To address the funding gap, Octopus has set out a three-point plan for unblocking the institutional investment needed to deliver a renewable future:
Educate investors on underlying risks, particularly energy price uncertainty so that they understand how market fluctuations may impact their returns.
Mitigate risk through a team of specialists that reduce both operational and commercial (energy price) risks alongside using existing scale to benefit investors.
Create more choice by tailoring investments into renewable energy assets to combine assets across technologies, jurisdictions and energy price exposure to fit different risk-return appetite from investors.
Key report findings include:
Diversification and ESG drive investors to renewables
Two-thirds (66%) of respondents say diversification and the opportunity to invest in an asset class that has a low correlation to financial markets are the main drivers to renewables.

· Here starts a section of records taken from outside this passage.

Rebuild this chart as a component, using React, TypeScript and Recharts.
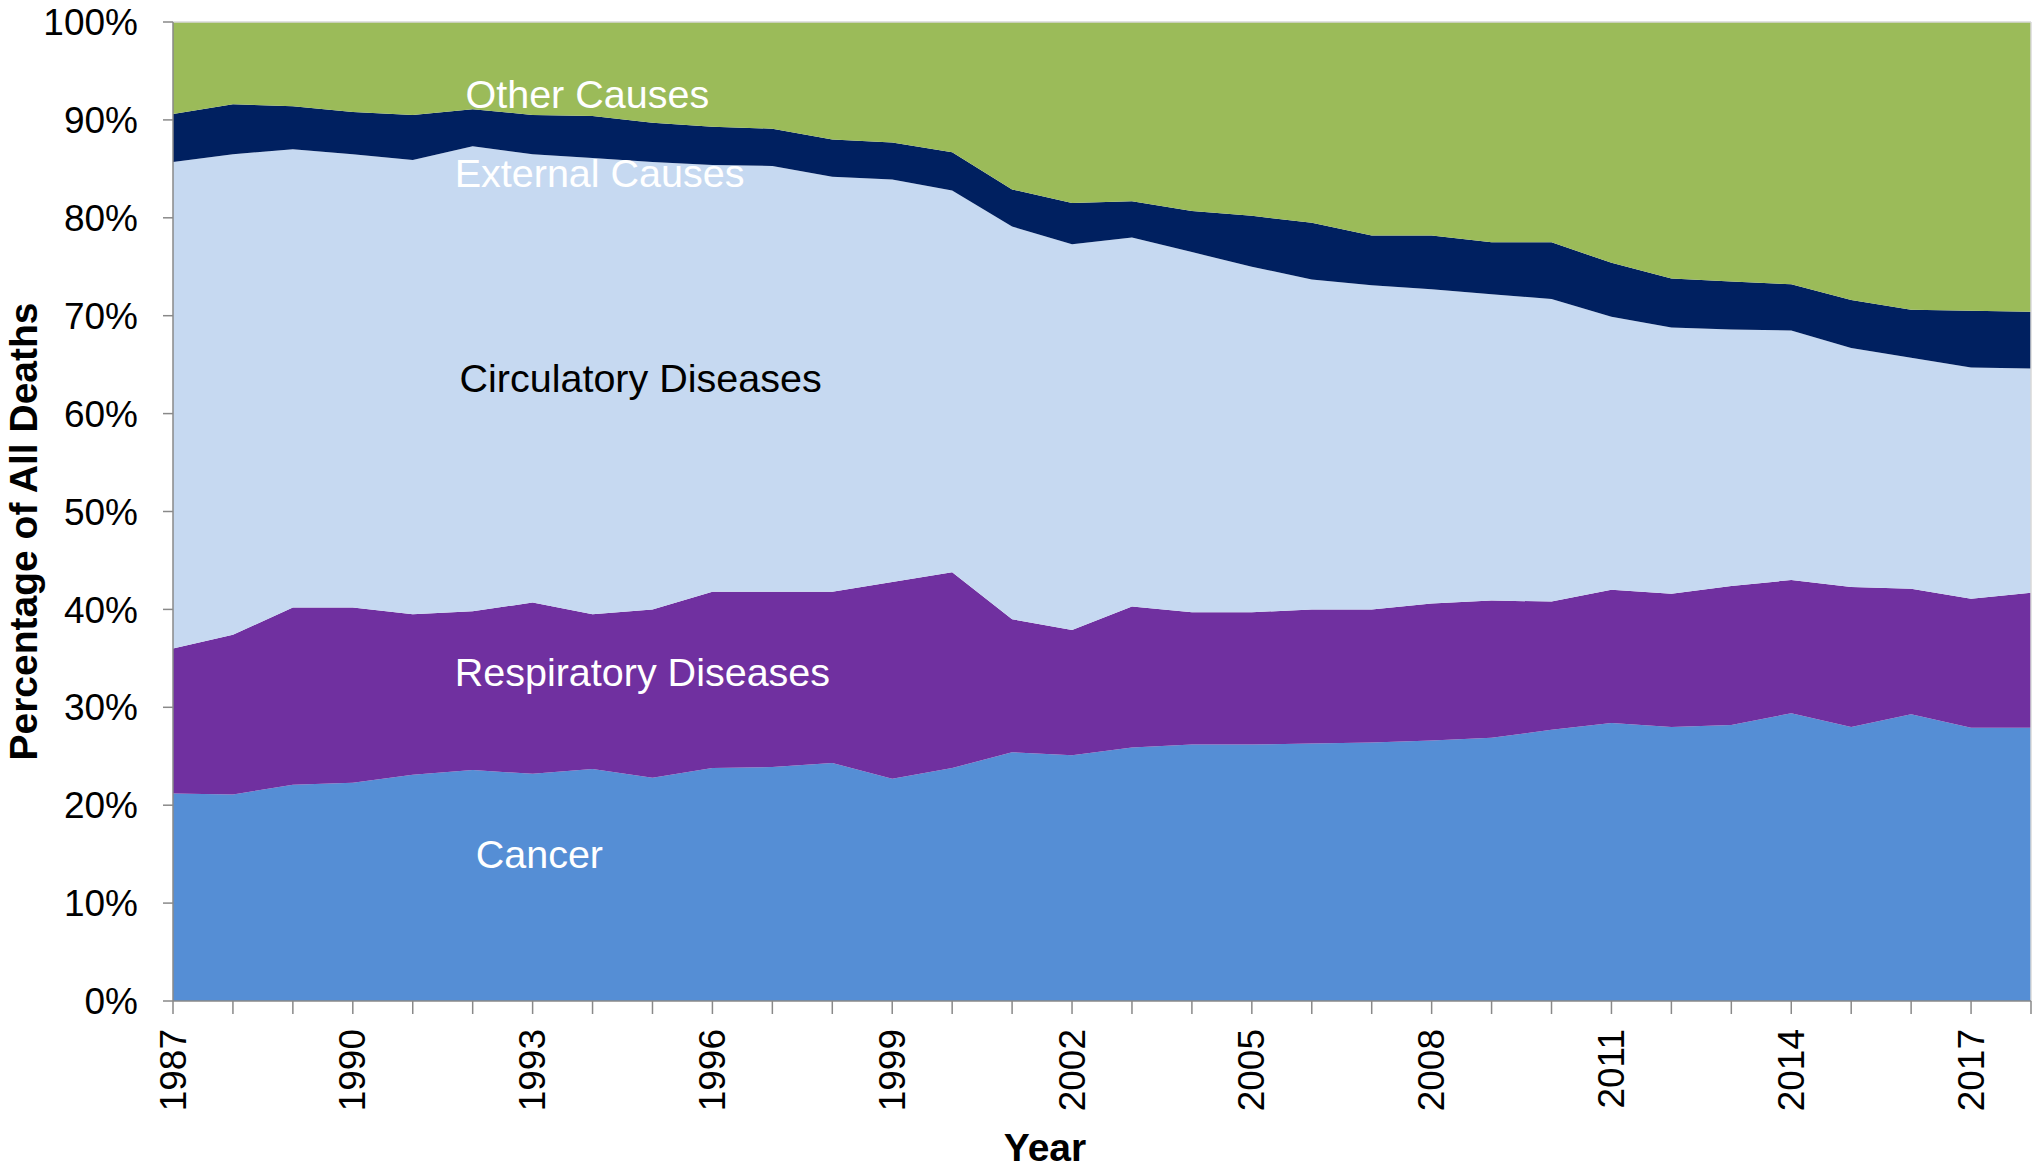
import { AreaChart, Area, XAxis, YAxis, ReferenceDot, ReferenceLine } from 'recharts';

const years = [
  1987, 1988, 1989, 1990, 1991, 1992, 1993, 1994, 1995, 1996, 1997, 1998, 1999, 2000, 2001, 2002,
  2003, 2004, 2005, 2006, 2007, 2008, 2009, 2010, 2011, 2012, 2013, 2014, 2015, 2016, 2017, 2018,
];
const cancer = [
  21.2, 21.1, 22.1, 22.3, 23.1, 23.6, 23.2, 23.7, 22.8, 23.8, 23.9, 24.3, 22.7, 23.8, 25.4, 25.1,
  25.9, 26.2, 26.2, 26.3, 26.4, 26.6, 26.9, 27.7, 28.4, 28.0, 28.2, 29.4, 28.0, 29.3, 27.9, 27.9,
];
const respiratory = [
  14.8, 16.3, 18.1, 17.9, 16.4, 16.2, 17.5, 15.8, 17.2, 18.0, 17.9, 17.5, 20.1, 20.0, 13.6, 12.8,
  14.4, 13.5, 13.5, 13.7, 13.6, 14.0, 14.0, 13.1, 13.6, 13.6, 14.2, 13.6, 14.3, 12.8, 13.2, 13.8,
];
const circulatory = [
  49.7, 49.1, 46.8, 46.3, 46.4, 47.5, 45.8, 46.6, 45.7, 43.6, 43.5, 42.4, 41.1, 39.0, 40.1, 39.4,
  37.7, 36.8, 35.3, 33.7, 33.1, 32.1, 31.3, 30.9, 27.9, 27.2, 26.2, 25.5, 24.4, 23.6, 23.6, 22.9,
];
const external = [
  4.9, 5.1, 4.4, 4.3, 4.6, 3.8, 4.0, 4.3, 4.0, 3.9, 3.8, 3.8, 3.8, 3.9, 3.8, 4.2,
  3.7, 4.2, 5.2, 5.8, 5.1, 5.5, 5.3, 5.8, 5.5, 5.0, 4.9, 4.7, 4.9, 4.9, 5.8, 5.8,
];
const other = [
  9.4, 8.4, 8.6, 9.2, 9.5, 8.9, 9.5, 9.6, 10.3, 10.7, 10.9, 12.0, 12.3, 13.3, 17.1, 18.5,
  18.3, 19.3, 19.8, 20.5, 21.8, 21.8, 22.5, 22.5, 24.6, 26.2, 26.5, 26.8, 28.4, 29.4, 29.5, 29.6,
];
const yTicks = [0, 10, 20, 30, 40, 50, 60, 70, 80, 90, 100];

const data = years.map((year, i) => ({
  year,
  cancer: cancer[i],
  respiratory: respiratory[i],
  circulatory: circulatory[i],
  external: external[i],
  other: other[i],
}));

const FONT = '"Liberation Sans", Arial, sans-serif';
const AXIS = '#898989';

const YearTick = (props: any) => {
  const { x, y, payload } = props;
  if ((payload.value - years[0]) % 3 !== 0) return null;
  return (
    <text
      x={x}
      y={y + 13}
      transform={`rotate(-90 ${x} ${y + 13})`}
      textAnchor="end"
      dominantBaseline="central"
      fontFamily={FONT}
      fontSize={37}
      fill="#000"
    >
      {payload.value}
    </text>
  );
};

const areaText = (text: string, color: string) => (p: any) => (
  <text
    x={p.cx}
    y={p.cy}
    dominantBaseline="central"
    fontFamily={FONT}
    fontSize={39.5}
    fill={color}
  >
    {text}
  </text>
);

export default function App() {
  return (
    <div style={{ position: 'absolute', left: 0, top: 0, width: 2034, height: 1168, background: '#fff' }}>
      <AreaChart width={2034} height={1168} data={data} margin={{ top: 22, right: 3, left: 0, bottom: 0 }}>
        <XAxis
          dataKey="year"
          type="number"
          domain={[1987, 2018]}
          ticks={years}
          interval={0}
          height={167}
          tick={<YearTick />}
          tickSize={13}
          stroke={AXIS}
          strokeWidth={1.5}
          label={(p: any) => (
            <text
              x={p.viewBox.x + p.viewBox.width / 2 - 57}
              y={1147}
              textAnchor="middle"
              dominantBaseline="central"
              fontFamily={FONT}
              fontWeight="bold"
              fontSize={39}
              fill="#000"
            >
              Year
            </text>
          )}
        />
        <YAxis
          type="number"
          domain={[0, 100]}
          ticks={yTicks}
          width={173}
          tickSize={10}
          tickMargin={25}
          tickFormatter={(v: number) => `${v}%`}
          tick={{ fontFamily: FONT, fontSize: 37, fill: '#000' }}
          stroke={AXIS}
          strokeWidth={1.5}
          label={(p: any) => (
            <text
              x={23}
              y={p.viewBox.y + p.viewBox.height / 2 + 20}
              transform={`rotate(-90 23 ${p.viewBox.y + p.viewBox.height / 2 + 20})`}
              textAnchor="middle"
              dominantBaseline="central"
              fontFamily={FONT}
              fontWeight="bold"
              fontSize={39}
              fill="#000"
            >
              Percentage of All Deaths
            </text>
          )}
        />
        <Area type="linear" dataKey="cancer" stackId="1" stroke="none" fill="#558ED5" fillOpacity={1} isAnimationActive={false} />
        <Area type="linear" dataKey="respiratory" stackId="1" stroke="none" fill="#7030A0" fillOpacity={1} isAnimationActive={false} />
        <Area type="linear" dataKey="circulatory" stackId="1" stroke="none" fill="#C6D9F1" fillOpacity={1} isAnimationActive={false} />
        <Area type="linear" dataKey="external" stackId="1" stroke="none" fill="#002060" fillOpacity={1} isAnimationActive={false} />
        <Area type="linear" dataKey="other" stackId="1" stroke="none" fill="#9BBB59" fillOpacity={1} isAnimationActive={false} />
        <ReferenceLine y={100} stroke="#d9d9d9" strokeWidth={1.5} />
        <ReferenceLine x={2018} stroke="#d9d9d9" strokeWidth={1.5} />
        <ReferenceDot x={1991.88} y={92.6} shape={areaText('Other Causes', '#fff')} />
        <ReferenceDot x={1991.7} y={84.6} shape={areaText('External Causes', '#fff')} />
        <ReferenceDot x={1991.78} y={63.6} shape={areaText('Circulatory Diseases', '#000')} />
        <ReferenceDot x={1991.7} y={33.6} shape={areaText('Respiratory Diseases', '#fff')} />
        <ReferenceDot x={1992.05} y={15.0} shape={areaText('Cancer', '#fff')} />
      </AreaChart>
    </div>
  );
}
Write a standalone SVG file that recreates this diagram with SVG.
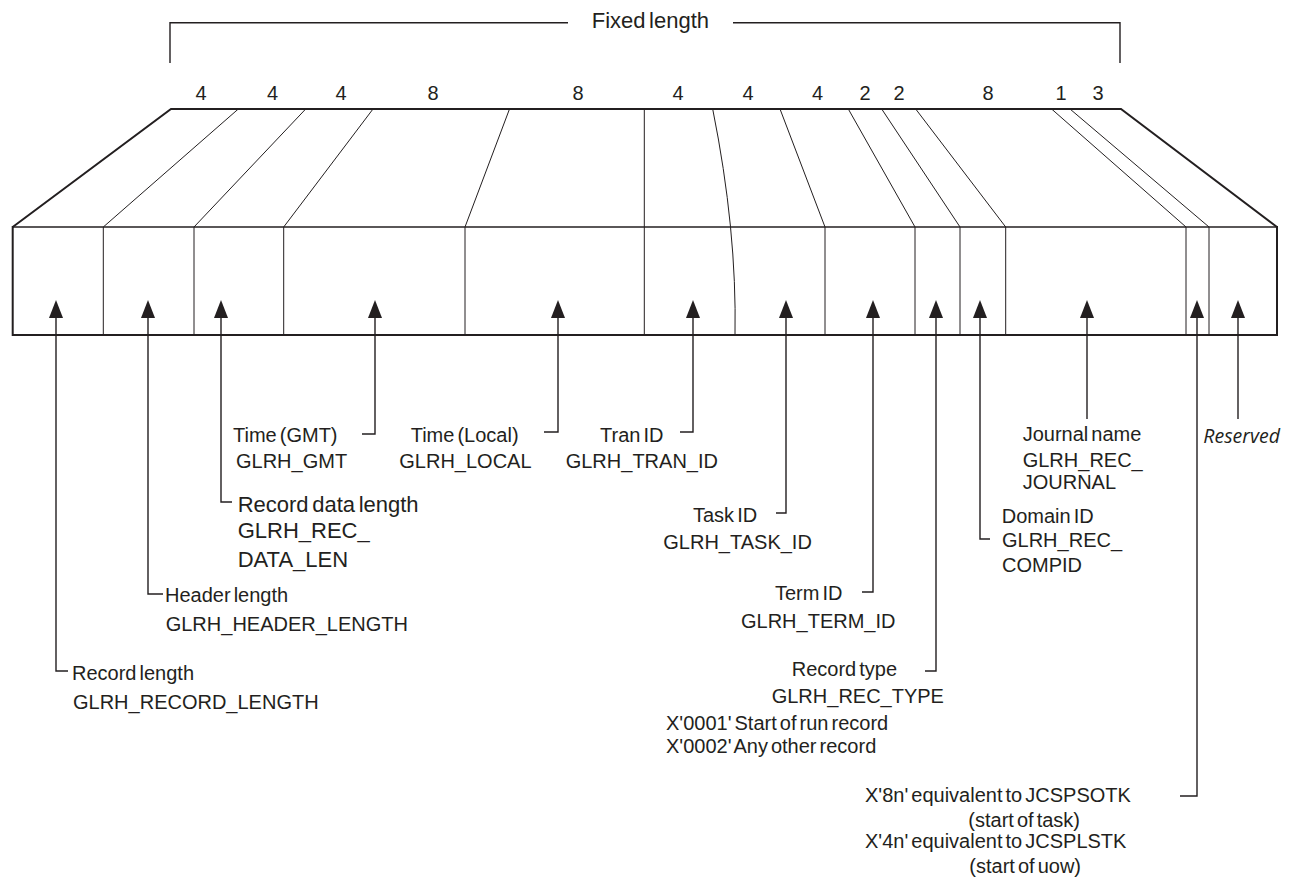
<svg xmlns="http://www.w3.org/2000/svg" width="1293" height="882" viewBox="0 0 1293 882">
<defs>
<style>
.t{font-family:"Liberation Sans",Arial,Helvetica,sans-serif;font-size:20px;fill:#231f20;word-spacing:-2.5px}
.t22{font-size:22px}
.num{text-anchor:middle}
.res{font-family:"Open Sans","Noto Sans",sans-serif;font-style:italic;font-size:19.5px;fill:#231f20}
.thick{fill:none;stroke:#231f20;stroke-width:2}
.mid{fill:none;stroke:#231f20;stroke-width:1.4}
.thin{fill:none;stroke:#231f20;stroke-width:1}
.con{fill:none;stroke:#231f20;stroke-width:1.4}
</style>
<marker id="ah" viewBox="0 0 18 14" refX="0" refY="7" markerWidth="18" markerHeight="14" markerUnits="userSpaceOnUse" orient="auto">
<path d="M0,0 L18,7 L0,14 z" fill="#231f20"/>
</marker>
</defs>
<rect width="1293" height="882" fill="#ffffff"/>

<g id="fixed-length">
<path class="mid" d="M170,63 V22.7 H568"/>
<path class="mid" d="M733,22.7 H1120 V63"/>
<text class="t t22" x="591.7" y="27.7">Fixed length</text>
</g>

<g id="sizes">
<text class="t num" x="201" y="100">4</text>
<text class="t num" x="272.5" y="100">4</text>
<text class="t num" x="341" y="100">4</text>
<text class="t num" x="433" y="100">8</text>
<text class="t num" x="578" y="100">8</text>
<text class="t num" x="678" y="100">4</text>
<text class="t num" x="748" y="100">4</text>
<text class="t num" x="817.5" y="100">4</text>
<text class="t num" x="865" y="100">2</text>
<text class="t num" x="899" y="100">2</text>
<text class="t num" x="988" y="100">8</text>
<text class="t num" x="1061" y="100">1</text>
<text class="t num" x="1098" y="100">3</text>
</g>

<g id="record">
<path class="thick" d="M12.7,227 L171,109 H1121 L1277,227"/>
<path class="mid" d="M12.7,227 H1277"/>
<path class="thick" d="M12.7,226 V335 H1277 V226"/>
<g class="thin">
<path d="M238.3,109 L103.3,227 V335"/>
<path d="M305.7,109 L194,227 V335"/>
<path d="M373,109 L283.7,227 V335"/>
<path d="M509.5,109 L465,227 V335"/>
<path d="M644.3,109 V335"/>
<path d="M712.7,109 Q737,230 735,335"/>
<path d="M780,109 L825,227 V335"/>
<path d="M848.3,109 L915,227 V335"/>
<path d="M881.7,109 L960,227 V335"/>
<path d="M915.7,109 L1005.7,227 V335"/>
<path d="M1051.6,109 L1186,227 V335"/>
<path d="M1070,109 L1209,227 V335"/>
</g>
</g>

<g id="connectors" class="con">
<path d="M68,671 H56 V318" marker-end="url(#ah)"/>
<path d="M163,594 H148 V318" marker-end="url(#ah)"/>
<path d="M232,502 H221 V318" marker-end="url(#ah)"/>
<path d="M362,434 H375 V318" marker-end="url(#ah)"/>
<path d="M544,432 H558 V318" marker-end="url(#ah)"/>
<path d="M680,432 H693 V318" marker-end="url(#ah)"/>
<path d="M776,513 H786 V318" marker-end="url(#ah)"/>
<path d="M862,592 H873 V318" marker-end="url(#ah)"/>
<path d="M925,671 H936 V318" marker-end="url(#ah)"/>
<path d="M990,539 H980 V318" marker-end="url(#ah)"/>
<path d="M1087,419 V318" marker-end="url(#ah)"/>
<path d="M1180,796 H1197 V318" marker-end="url(#ah)"/>
<path d="M1238,419 V318" marker-end="url(#ah)"/>
</g>

<g id="record-length">
<text class="t" x="72" y="680">Record length</text>
<text class="t" x="73" y="709">GLRH_RECORD_LENGTH</text>
</g>
<g id="header-length">
<text class="t" x="165" y="601.7">Header length</text>
<text class="t" x="165.7" y="631">GLRH_HEADER_LENGTH</text>
</g>
<g id="record-data-length">
<text class="t t22" x="237.7" y="511.7">Record data length</text>
<text class="t t22" x="237.7" y="538.3">GLRH_REC_</text>
<text class="t t22" x="237.7" y="566.7">DATA_LEN</text>
</g>
<g id="time-gmt">
<text class="t" x="233" y="442">Time (GMT)</text>
<text class="t" x="236" y="468.3">GLRH_GMT</text>
</g>
<g id="time-local">
<text class="t" x="410.7" y="442">Time (Local)</text>
<text class="t" x="399.3" y="468.3">GLRH_LOCAL</text>
</g>
<g id="tran-id">
<text class="t" x="600" y="442">Tran ID</text>
<text class="t" x="565.7" y="468.3">GLRH_TRAN_ID</text>
</g>
<g id="task-id">
<text class="t" x="693" y="522.3">Task ID</text>
<text class="t" x="663.3" y="549.3">GLRH_TASK_ID</text>
</g>
<g id="term-id">
<text class="t" x="775" y="600">Term ID</text>
<text class="t" x="741" y="628.3">GLRH_TERM_ID</text>
</g>
<g id="record-type">
<text class="t" x="791.7" y="676">Record type</text>
<text class="t" x="771.7" y="703.3">GLRH_REC_TYPE</text>
<text class="t" x="666" y="730">X'0001' Start of run record</text>
<text class="t" x="666" y="753.3">X'0002' Any other record</text>
</g>
<g id="domain-id">
<text class="t" x="1001.7" y="523.3">Domain ID</text>
<text class="t" x="1002" y="546.7">GLRH_REC_</text>
<text class="t" x="1002" y="571.7">COMPID</text>
</g>
<g id="journal-name">
<text class="t" x="1022.7" y="441">Journal name</text>
<text class="t" x="1022.7" y="466.7">GLRH_REC_</text>
<text class="t" x="1022.7" y="489.3">JOURNAL</text>
</g>
<g id="reserved">
<text class="res" x="1203.3" y="443.3">Reserved</text>
</g>
<g id="task-flags">
<text class="t" x="865" y="801.7">X'8n' equivalent to JCSPSOTK</text>
<text class="t" x="968.3" y="826.5">(start of task)</text>
<text class="t" x="865" y="848">X'4n' equivalent to JCSPLSTK</text>
<text class="t" x="969.3" y="873.3">(start of uow)</text>
</g>
</svg>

ESG is the second biggest driver into renewables. Half (58%) of institutions invested in the sector from the survey choose renewables primarily to fulfil ESG criteria.
Almost half (47%) of institutions overall from the survey adopt ESG within portfolios as a result of end investor demand. Further, over half (57%) of institutions cite protecting their profile and image as the main rationale for taking ESG into account.
EMEA is leading the charge with its allocations to renewables
Respondents from EMEA have the highest level of current and future allocations to renewable energy assets at 5.8% and 8.4% respectively.
Asia falls behind with 3.3% and 6.1% respectively according to the survey.
UK is the preferred location for investment into renewables among survey respondents
More than half (55%) of those respondents invested in the sector prioritise investment into renewables in the UK.
Grid-scale solar panel plants are the most popular way to access renewables
Half of respondents (43%) currently invest in solar, compared with a third (28%) invested in on-shore wind power plants and off-shore wind power plants respectively.